En México, ser narco ha comenzado a ganar la aceptación social, al tiempo que ser policía o incluso funcionario de mayor rango es motivo de rechazo.
Se pueden discutir las razones por las que sucede lo anterior, pero muy pocos se atreverían a negar ese hecho.
Habrá quien diga que la victoria cultural de los delincuentes sobre las personas a las que la sociedad paga para defenderla tiene que ver con la corrupción que prevalece en las áreas de procuración de justicia.
Otros más buscarán adentrarse en la idiosincrasia del mexicano y sostendrán que el bandolerismo y la justicia social siempre han caminado de la mano en la historia nacional.
El caso es que los crímenes de la delincuencia organizada comienzan a pesar menos entre las cosas que los mexicanos condenan, mientras las acciones de la autoridad son vistas con cada vez mayor suspicacia.

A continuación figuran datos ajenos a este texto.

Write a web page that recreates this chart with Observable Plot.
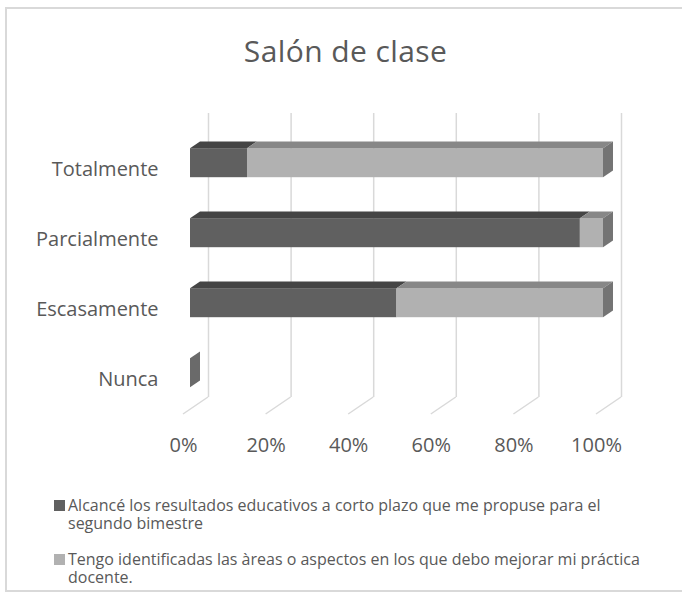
<!DOCTYPE html>
<html><head><meta charset="utf-8">
<script src="https://cdn.jsdelivr.net/npm/d3@7"></script>
<script src="https://cdn.jsdelivr.net/npm/@observablehq/plot@0.6"></script>
<style>
body{margin:0;background:#fff;font-family:"Open Sans",sans-serif;color:#595959}
#wrap{position:relative;width:682px;height:593px;overflow:hidden;background:#fff}
#frame{position:absolute;left:5px;top:7px;width:690px;height:585px;border:2px solid #d9d9d9;box-sizing:border-box}
#title{position:absolute;left:0;top:36px;width:691px;text-align:center;font-size:30px;line-height:30px;letter-spacing:0.4px}
#chart{position:absolute;left:0;top:0}
.item{position:absolute;left:54px;font-size:16px;line-height:18px}
.sw{position:absolute;left:0;top:4px;width:11px;height:11px}
.txt{position:absolute;left:14px;top:0;white-space:pre}
</style></head>
<body><div id="wrap"><div id="frame"></div><div id="title"></div><div id="chart"></div><div id="legend"></div></div>
<script>
const title = "Salón de clase";
const categories = ["Totalmente", "Parcialmente", "Escasamente", "Nunca"];
const series = [
  "Alcancé los resultados educativos a corto plazo que me propuse para el segundo bimestre",
  "Tengo identificadas las àreas o aspectos en los que debo mejorar mi práctica docente."
];
const achieved = [13.8, 94.4, 50, 0];
const identified = [86.2, 5.6, 50, 0];
const xTicks = [0, 20, 40, 60, 80, 100];
const legendBreaks = ["segundo", "docente."];

const frontColors = ["#606060", "#b1b1b1"];
const topColors = ["#454545", "#878787"];
const sideColors = ["#6a6a6a", "#747474"];
const seriesValues = [achieved, identified];

const data = categories.flatMap((c, i) => series.map((s, k) => ({cat: c, series: s, value: seriesValues[k][i]})));

const F = [7, -4.8];   // front face offset from front plane
const D = [10, -6.8];  // bar depth
const W = [25, -17];   // back wall offset

function floorMark(index, scales, values, dims) {
  const {x} = scales;
  const g = d3.create("svg:g").attr("stroke", "#d9d9d9").attr("stroke-width", 1.5);
  const yb = dims.height - dims.marginBottom;
  for (const t of xTicks) {
    g.append("line").attr("x1", x(t)).attr("y1", yb).attr("x2", x(t) + W[0]).attr("y2", yb + W[1]);
  }
  return g.node();
}

function facesMark(index, scales) {
  const {x, y} = scales;
  const g = d3.create("svg:g");
  const bw = y.bandwidth();
  categories.forEach((cat, i) => {
    const y0 = y(cat) + F[1], y1 = y0 + bw;
    let acc = 0, last = 0, lastX = x(0) + F[0];
    seriesValues.forEach((vals, s) => {
      const v = vals[i];
      const a = x(acc) + F[0], b = x(acc + v) + F[0];
      if (v > 0) {
        g.append("polygon")
          .attr("points", [[a, y0], [b, y0], [b + D[0], y0 + D[1]], [a + D[0], y0 + D[1]]].map(p => p.join(",")).join(" "))
          .attr("fill", topColors[s]);
        last = s; lastX = b;
      }
      acc += v;
    });
    g.append("polygon")
      .attr("points", [[lastX, y0], [lastX + D[0], y0 + D[1]], [lastX + D[0], y1 + D[1]], [lastX, y1]].map(p => p.join(",")).join(" "))
      .attr("fill", sideColors[last]);
  });
  return g.node();
}

const plot = Plot.plot({
  width: 682, height: 470,
  marginTop: 130, marginBottom: 56, marginLeft: 183, marginRight: 86,
  style: {fontFamily: "Open Sans", fontSize: "20px", color: "#595959", background: "transparent"},
  x: {domain: [0, 100], label: null},
  y: {domain: categories, paddingInner: 0.589, paddingOuter: 0.309, label: null},
  color: {domain: series, range: frontColors},
  marks: [
    Plot.ruleX(xTicks, {x: d => d, stroke: "#d9d9d9", strokeWidth: 1.5, dx: W[0], dy: W[1]}),
    floorMark,
    Plot.barX(data, {x: "value", y: "cat", fill: "series", dx: F[0], dy: F[1]}),
    facesMark,
    Plot.axisX({ticks: xTicks, tickFormat: d => d + "%", tickSize: 0, tickPadding: 23, fontSize: 20}),
    Plot.axisY({tickSize: 0, tickPadding: 25, fontSize: 20, dy: 2})
  ]
});
document.getElementById("chart").appendChild(plot);
document.getElementById("title").textContent = title;

const legendTops = [496, 550];
const legend = d3.select("#legend");
series.forEach((s, k) => {
  const it = legend.append("div").attr("class", "item").style("top", legendTops[k] + "px");
  it.append("div").attr("class", "sw").style("background", frontColors[k]);
  it.append("div").attr("class", "txt").text(s.replace(" " + legendBreaks[k], "\n" + legendBreaks[k]));
});
</script>
</body></html>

Hace tiempo que los narcocorridos se convirtieron en vehículo para rendir pleitesía a traficantes y sicarios. Y la imitación del estilo de vida de los criminales se convirtió en moda en la vestimenta, el diseño y la arquitectura.
La victoria cultural del crimen organizado se ha ido consumando batalla tras batalla.
No encontrará usted muchos organismos de derechos humanos que señalen a los delincuentes con la misma fuerza con que apuntan a funcionarios.
Tampoco escuchará usted a demasiadas organizaciones feministas protestar por la forma en que los narcotraficantes cosifican a las mujeres.
Sin embargo, buena parte de esas batallas se han librado en el imaginario colectivo.
Hoy los narcos son casi héroes mientras los funcionarios y políticos, villanos.